Никому никаких снисхождений
никогда у нее не найти.
………………………………….
Все мы стоим того, что мы стоим,
будет сделан по-скорому суд,
и тебя самое под конвоем
по советской земле повезут…

Две женщины. Одна – русская работница ("прямые черты делегаток, молчащие лица труда"), все умеющая мать и жена, обутая в мужские ботинки, одетая в армейское белье, – и другая – профессиональная революционерка, фанатичная чекистка в кожанке с револьвером на боку, не умеющая "ни стирать, ни рожать", а только допрашивать и расстреливать… Два враждебных друг другу лика одной революции… Какой из них был Смелякову дороже и роднее – говорить излишне. После смерти Смелякова это одно из лучших его стихотворений по воле составителей и издателей не вошло даже в самую полную его книгу – однотомник, изданный в 1979 году "Большой библиотекой поэта". Настолько оно было страшным своей исторической правдой так называемым "детям XX съезда партии". Впрочем, как и стихотворение о смерти Маяковского – о еврейских дамочках полусвета, о "лилях" и "осях", о "брехобриках", о "проститутках с осиным станом", которые, "словно вермут ночной сосали золотистую кровь поэта". Какой шабаш поднялся после его публикации!

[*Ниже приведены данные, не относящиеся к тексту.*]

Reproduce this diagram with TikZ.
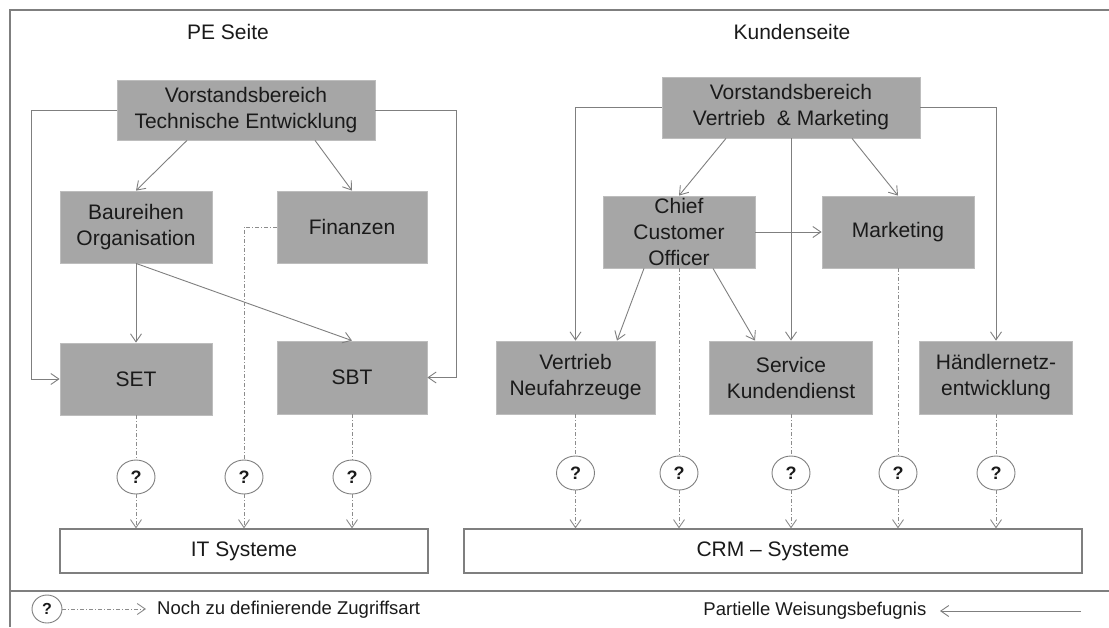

Как же! Смеляков замахнулся на святая святых – на нашу касту! Симонов бегал в ЦК и требовал наказания виновных, утверждал, что стихи написаны Ярославом Смеляковым в невменяемом состоянии, что автор сам был против их публикации, что они были опубликованы помимо его воли. Борис Слуцкий звонил вдове поэта Татьяне Стрешневой и угрожал, что она не получит больше ни строчки переводов, что все "порядочные люди отшатнутся от нее", что копейки больше нигде не заработает… Хорошо еще, что у Вадима Кузнецова, опубликовавшего стихотворенье в альманахе "Поэзия", сохранилась верстка стихотворения, завизированная Смеляковым. А сам поэт к тому времени был уже недоступен для гнева ничего не забывших и ничему не научившихся поклонников бриковского салона – он уже спал вечным сном под каменной плитой Новодевичьего кладбища.

О драматичной истории этого стихотворения так вспоминал в одной из книг Николай Старшинов:

"После выхода в альманахе "Поэзия" стихотворение не было ни разу опубликовано ни в одном издании. А с самим этим номером альманаха произошла непонятная история. Он мгновенно исчез с полок книжных магазинов. А поэт и прозаик Виталии Коржиков рассказал мне даже такое:

– Подошел я несколько дней назад к книжному магазину, который находится поблизости от моего дома. Смотрю: подъехала к нему легковая машина. Из нее вышли несколько молодых людей. Они по-быстрому забежали в магазин, вынесли из него с десяток пачек каких-то книг. Я услышал их разговор: "Сейчас отъедем за город и сожжем…" Я зашел в магазин и поинтересовался у продавца: что за книги вынесли сейчас молодые ребята? А он мне: "Да это альманах "Поэзия".

Вот какой властью еще в начале 70-х годов обладал бриковский клан в литературе и политике!